begin INFORMATION PROVIDED
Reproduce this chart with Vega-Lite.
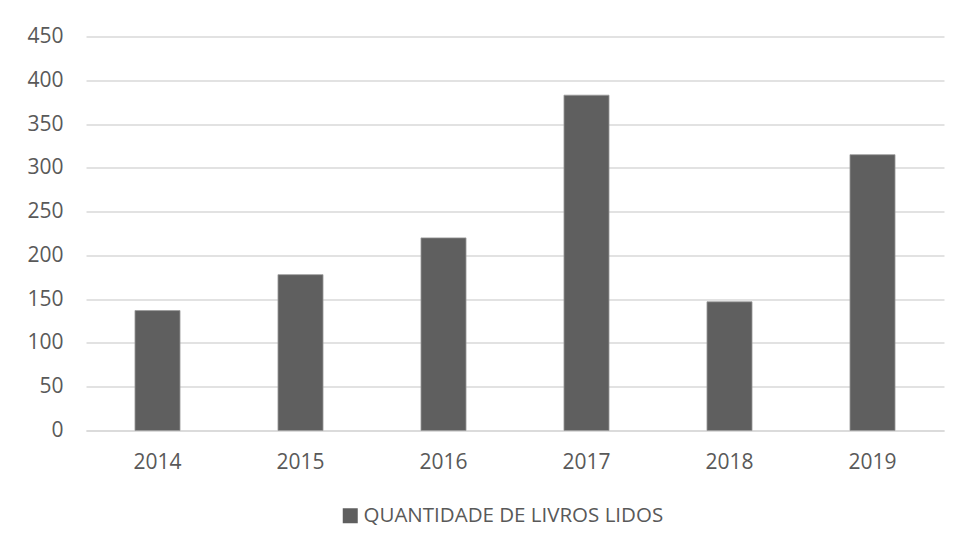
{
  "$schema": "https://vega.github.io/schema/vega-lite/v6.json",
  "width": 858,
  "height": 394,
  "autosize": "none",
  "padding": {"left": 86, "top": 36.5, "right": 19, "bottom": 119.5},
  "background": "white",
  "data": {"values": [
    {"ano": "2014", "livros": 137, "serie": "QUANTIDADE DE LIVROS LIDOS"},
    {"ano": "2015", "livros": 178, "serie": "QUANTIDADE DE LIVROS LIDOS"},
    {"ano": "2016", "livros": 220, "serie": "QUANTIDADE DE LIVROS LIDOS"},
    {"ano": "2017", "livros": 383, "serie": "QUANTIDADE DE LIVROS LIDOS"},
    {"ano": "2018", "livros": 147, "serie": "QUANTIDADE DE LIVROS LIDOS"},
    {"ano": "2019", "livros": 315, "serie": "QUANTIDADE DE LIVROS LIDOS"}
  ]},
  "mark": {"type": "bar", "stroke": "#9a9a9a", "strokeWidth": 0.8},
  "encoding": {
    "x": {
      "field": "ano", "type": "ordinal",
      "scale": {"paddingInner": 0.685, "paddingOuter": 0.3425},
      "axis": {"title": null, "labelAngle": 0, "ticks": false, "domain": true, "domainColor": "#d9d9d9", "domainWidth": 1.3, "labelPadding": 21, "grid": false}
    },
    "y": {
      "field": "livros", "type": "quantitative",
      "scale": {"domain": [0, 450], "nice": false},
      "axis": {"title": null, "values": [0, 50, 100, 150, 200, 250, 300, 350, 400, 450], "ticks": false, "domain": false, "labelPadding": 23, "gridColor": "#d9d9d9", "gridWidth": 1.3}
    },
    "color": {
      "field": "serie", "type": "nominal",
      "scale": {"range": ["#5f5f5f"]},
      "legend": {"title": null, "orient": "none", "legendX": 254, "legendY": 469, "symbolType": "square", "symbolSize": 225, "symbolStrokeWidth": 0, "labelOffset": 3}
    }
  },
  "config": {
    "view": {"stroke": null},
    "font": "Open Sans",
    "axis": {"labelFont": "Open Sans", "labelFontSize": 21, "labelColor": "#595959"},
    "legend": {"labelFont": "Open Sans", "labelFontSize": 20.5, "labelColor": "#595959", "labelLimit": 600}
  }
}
end INFORMATION PROVIDED
§ **WRITTEN TASK**:
Leaving the pictures aside, transcribe the entire listing exactly.

§ **COMPLETED EXERCISE**:
Reproduce this chart with Vega-Lite.
{
  "$schema": "https://vega.github.io/schema/vega-lite/v6.json",
  "width": 858,
  "height": 394,
  "autosize": "none",
  "padding": {"left": 86, "top": 36.5, "right": 19, "bottom": 119.5},
  "background": "white",
  "data": {"values": [
    {"ano": "2014", "livros": 137, "serie": "QUANTIDADE DE LIVROS LIDOS"},
    {"ano": "2015", "livros": 178, "serie": "QUANTIDADE DE LIVROS LIDOS"},
    {"ano": "2016", "livros": 220, "serie": "QUANTIDADE DE LIVROS LIDOS"},
    {"ano": "2017", "livros": 383, "serie": "QUANTIDADE DE LIVROS LIDOS"},
    {"ano": "2018", "livros": 147, "serie": "QUANTIDADE DE LIVROS LIDOS"},
    {"ano": "2019", "livros": 315, "serie": "QUANTIDADE DE LIVROS LIDOS"}
  ]},
  "mark": {"type": "bar", "stroke": "#9a9a9a", "strokeWidth": 0.8},
  "encoding": {
    "x": {
      "field": "ano", "type": "ordinal",
      "scale": {"paddingInner": 0.685, "paddingOuter": 0.3425},
      "axis": {"title": null, "labelAngle": 0, "ticks": false, "domain": true, "domainColor": "#d9d9d9", "domainWidth": 1.3, "labelPadding": 21, "grid": false}
    },
    "y": {
      "field": "livros", "type": "quantitative",
      "scale": {"domain": [0, 450], "nice": false},
      "axis": {"title": null, "values": [0, 50, 100, 150, 200, 250, 300, 350, 400, 450], "ticks": false, "domain": false, "labelPadding": 23, "gridColor": "#d9d9d9", "gridWidth": 1.3}
    },
    "color": {
      "field": "serie", "type": "nominal",
      "scale": {"range": ["#5f5f5f"]},
      "legend": {"title": null, "orient": "none", "legendX": 254, "legendY": 469, "symbolType": "square", "symbolSize": 225, "symbolStrokeWidth": 0, "labelOffset": 3}
    }
  },
  "config": {
    "view": {"stroke": null},
    "font": "Open Sans",
    "axis": {"labelFont": "Open Sans", "labelFontSize": 21, "labelColor": "#595959"},
    "legend": {"labelFont": "Open Sans", "labelFontSize": 20.5, "labelColor": "#595959", "labelLimit": 600}
  }
}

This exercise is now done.